I leave Chaco buoyant, my clarity matching the crisp and bright of northern New Mexico. As Charley predicted, Chaco Canyon has been the perfect end point for this trip of mine, offering simplicity and reflection, even if just for a day. I sense I'm back where I started forty-odd years ago - leaving the Southwest; starting a new chapter; the same, but now accepted, mix of confidence and anxiety; heading to the same place, one I've called home for forty-two years. I know the task ahead - three long days of driving. It will not be slow. But it's time to be there.
I have one last visit to make, this one with Bill Tydeman and his family in Lubbock, Texas. Bill is an archivist with the library at Texas Tech University. When I first met him, he was the librarian at Mars Hill College in Madison County and had ideas of starting a photo archives that would focus on work from the mountain region of North Carolina. He began buying images from my Madison County work and later hired me to administer the archive. Bill, more than any one person, got me started and gave me confidence that my photographs had lasting value. It's important for me to see him.
I'm not sure where, or why, I get off track, but somewhere in west Texas I miss a turn and it takes a while before I realize I've added 100 miles to my trip to Lubbock. I didn't want to be driving after dark, but I will be. I get to town late and in this very-easy-to-navigate place, with Bill's wife Leslie guiding me, I can't find their house. I'm confused, with no sense of direction, and when I find myself going the wrong way on a highway entrance ramp, I know I'm in trouble. I pull over and think slow, I think of this morning's raven, and it dawns on me I haven't eaten in a long while. My blood sugar.
Change is often hard to accept and much of my trip has been an effort to do just that, to surrender to time's passage. My friend is dealing with similar issues that for him are being played out with health problems, changes at work, a young wife and far younger son. But he's still doing vital work with a series of environmental writers and photographers, including authors Barry Lopez and John Lane. Our time together is the same as it has always been - talking, looking at photographs, exchanging ideas, encouraging. But the time is also different, changed as we both have aged, transitioning, opening new chapters. It's disquieting, but I leave with a phrase that's new to me, critical regionalism.

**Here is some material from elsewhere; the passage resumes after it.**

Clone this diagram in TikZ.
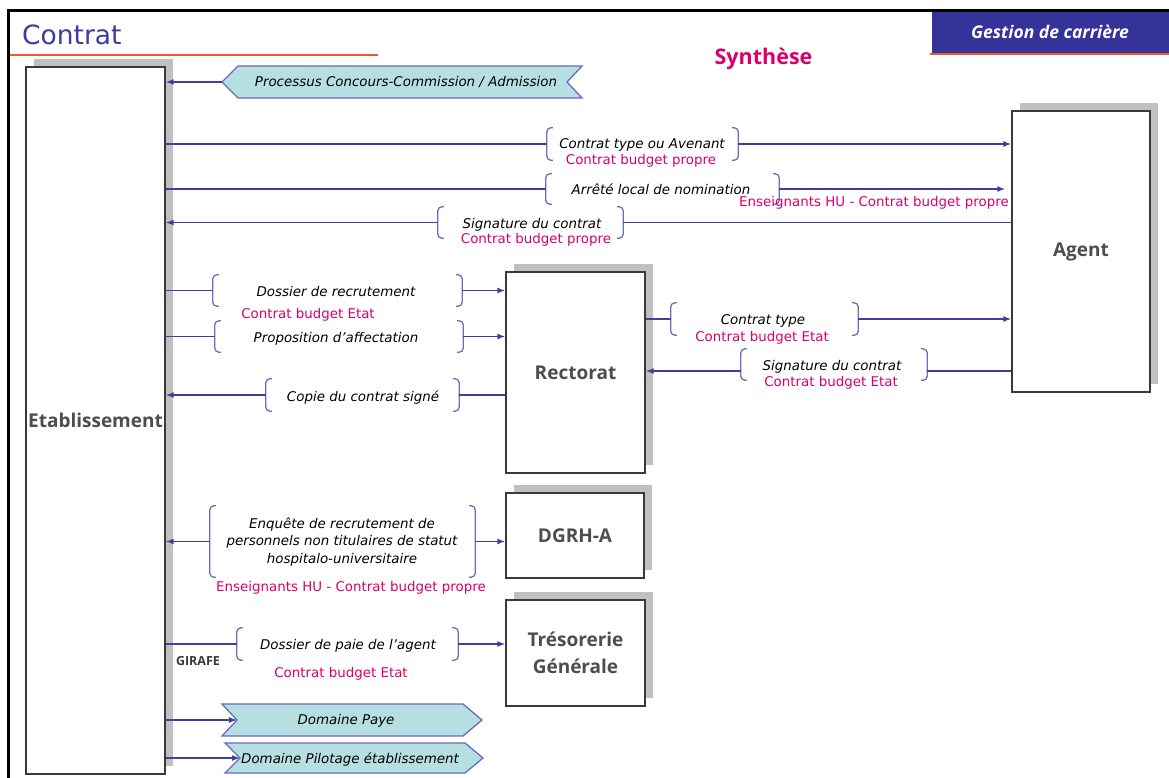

The next two days will be a gut check - about 650 miles a day, much of it on I-40, a trucker's paradise, a small car's nightmare. The first part of the day is a flat glide through small-town Texas - Guthrie, Benjamin, Vera, Seymour - like I'm passing through lives of people I know. And the land itself, dormant now, and brown, bracing for wind and snow and ice, and soon enough, Texas heat. The sky remains open, big, the far-as-the-eye-can-see horizon. I stop to piss and eat the leftovers of last night's ribs and brisket. It's an interstate exit, a crossing road and empty field, nothing more. The road to Geronimo.
I'm thankful to get off of the interstate at Newport, 435 miles in Tennessee this afternoon, an hour to go. It's well after dark, but I know the road home all too well. I see my first Confederate battle flag in six weeks. Hwy. 25-70 east is quiet, empty really, and I see no cars until I get to Hot Springs. It's not a warm night, but I open the windows to breath the mountains. I turn on Waylon Jennings singing a Billy Joe Shaver song, Willy the Wandering Gypsy and Me. And the resinous line: "Willy, he tells me that doers and thinkers say movin' is the closest thing to being free."